Sven Laux – You’ll be Fine

This might be a hard opening metaphor, but I’m running with it.

It starts like the hum inside an aircraft, where passengers are ghosts. One looks like an assemblage of flickering piano keys and another is a jittery cloud of 78rpm static given form. Every now and then we pass through gentle turbulence, bouncing on the most subtle dubs, a sort of cloudscape that Buddhists would call a Pureland – except this one belongs to Harold Budd.

Synth-strings swell and the static has fizzed away slightly, and the piano is brought further forward into what is sounding less like a series of tracks and more like a long-form work with gaps. There’s still tension in the air before we reach the third track, which is starting to sound more exotic, more land-based, more, dare I say it… rainforest?

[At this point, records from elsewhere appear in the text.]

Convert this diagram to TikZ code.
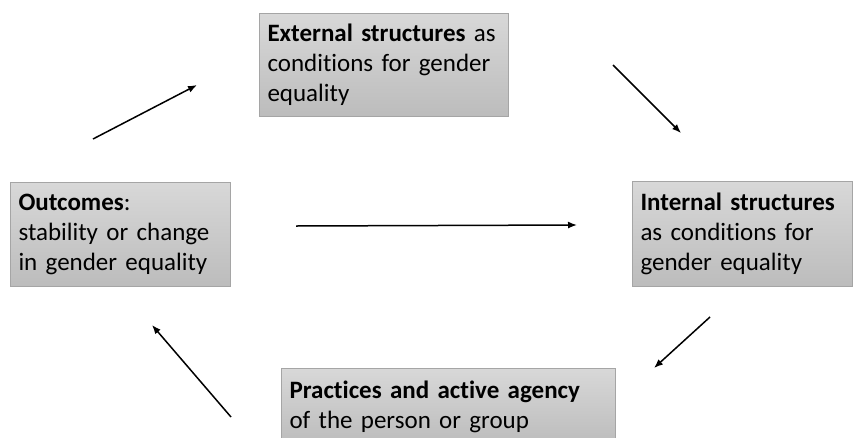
\documentclass[tikz,border=0pt]{standalone}
\usepackage{fontspec}
\setmainfont{Carlito}[Ligatures=NoCommon]
\usetikzlibrary{arrows.meta}
\definecolor{boxtop}{RGB}{216,216,216}
\definecolor{boxbot}{RGB}{188,188,188}
\definecolor{boxline}{RGB}{165,165,165}
\begin{document}
\begin{tikzpicture}[x=1pt,y=-1pt,
  infobox/.style={draw=boxline, line width=1pt, top color=boxtop, bottom color=boxbot,
    anchor=north west, align=left, inner xsep=8pt, inner ysep=0pt,
    font=\fontsize{25}{30}\selectfont},
  flow/.style={line width=1.5pt, -{Latex[length=9pt,width=7pt]}}]
\clip (0,0) rectangle (854,437);
\fill[white] (0,0) rectangle (854,437);

% the four condition boxes
\node[infobox, text width=233pt, minimum height=103pt] (ext) at (259,13)
  {\textbf{External structures} as\\conditions for gender\\equality};
\node[infobox, text width=204pt, minimum height=104pt] (out) at (10,182)
  {\textbf{Outcomes}:\\stability or change\\in gender equality};
\node[infobox, text width=204pt, minimum height=105pt] (int) at (632,181)
  {\textbf{Internal structures}\\as conditions for\\gender equality};
\node[infobox, text width=318pt, minimum height=76pt] (prac) at (281,368)
  {\textbf{Practices and active agency}\\of the person or group};

% free-standing cycle arrows
\coordinate (a1s) at (93,139);  \coordinate (a1e) at (197,85);
\coordinate (a2s) at (613,65);  \coordinate (a2e) at (681,133);
\coordinate (a3s) at (296,226); \coordinate (a3e) at (577,225);
\coordinate (a4s) at (710,317); \coordinate (a4e) at (654,368);
\coordinate (a5s) at (231,417); \coordinate (a5e) at (152,325);
\draw[flow] (a1s) -- (a1e);
\draw[flow] (a2s) -- (a2e);
\draw[flow] (a3s) -- (a3e);
\draw[flow] (a4s) -- (a4e);
\draw[flow] (a5s) -- (a5e);
\end{tikzpicture}
\end{document}
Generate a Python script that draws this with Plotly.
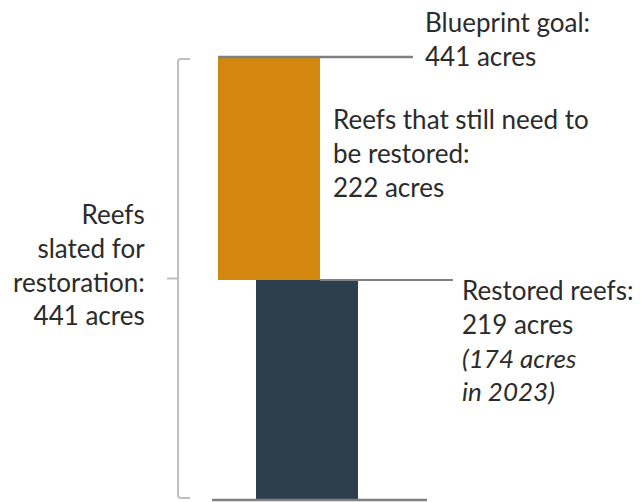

We are in a curious landscape. The mood reminds me of this amazing art-videogame Dear Esther and Jessica Curry’s soundtrack of it. Sven brings in a slightly audacious electro-violin sample here, that initially had me worried but it unfolds into neo-Vangelis Blade Runner territory. Meanwhile, metallic insects have been reproducing on the track.
I wouldn’t trust them, they might turn out like those cyborg ones from Minority Report.

A couple more scenes develop in what is becoming an obviously film-ready work or perhaps a partner to a cerebral video game – either way it does feel like a soundtracking of somewhere and I like this somewhere. I can hear a rich ensemble of what sounds like some of the Waldorf table-top synth series, with what could be morse signals left over from another century, as a gently abrasive piece of malfunctioning equipment fizzes on repeat.

The album ends with two more dramatic swells and the kind of electro-strings that are handled with restraint and taste. And it’s no bad thing that this record should sit alongside soundtracks, for in the end, ambient music can be the unashamedly soundtracky genre and we celebrate that.

This is an elegant and mature record with some large, rich moments and not without experimentation – but the experiments don’t feel tacked on here, they unfold gently into a well-crafted mix and a very focussed CD with beautiful photography.